The GOP is taking umbrage to charges of racism in their opposition to President Obama.
Stung by accusations from some Democrats that bigotry underlies virulent opposition to President Obama and wary of further setbacks among minority voters, some Republicans are lashing back with a new mantra: We are not racists.
That theme was on display over the weekend at an annual pep rally for conservative voters where several of the GOP’s potential 2012 challengers to Obama began laying out their arguments to unseat the man who made history as the country’s first black president.
Republicans are walking an aggressive but delicate line as they try to assure voters that their profound displeasure with the president is based on his policies, not his race.

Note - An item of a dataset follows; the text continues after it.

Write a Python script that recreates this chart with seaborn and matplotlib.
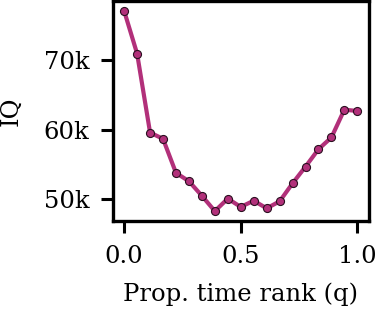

But some Democrats, such as former President Carter, have alleged that the heated opposition to Obama that has surfaced this summer came about chiefly because he is black.
“It’s important that we robustly reject any charges that we’re racist,” said Gary Bauer, president of the social conservative group American Values, who brought activists to their feet Friday with a pugnacious speech arguing that conservatives would gladly support any minority candidate for president who embraced their “pro-family, pro-life” values.
“There’s a reason that partisans are quick to throw the racist charge out there — because they know that, unresponded to and undefended, it not only damages Republican chances with minority voters, but it also damages the party with millions of white suburban voters who, like most of us, desperately want racial reconciliation and believe that is what the country has to do to survive long term,” Bauer said later.
They might gain a little more traction with their push-back if they took a little more positive action, such as denouncing those in their ranks like Rush Limbaugh who are using racist dog-whistles to his listeners. Denounce them loudly, firmly, and unconditionally and we’ll believe it.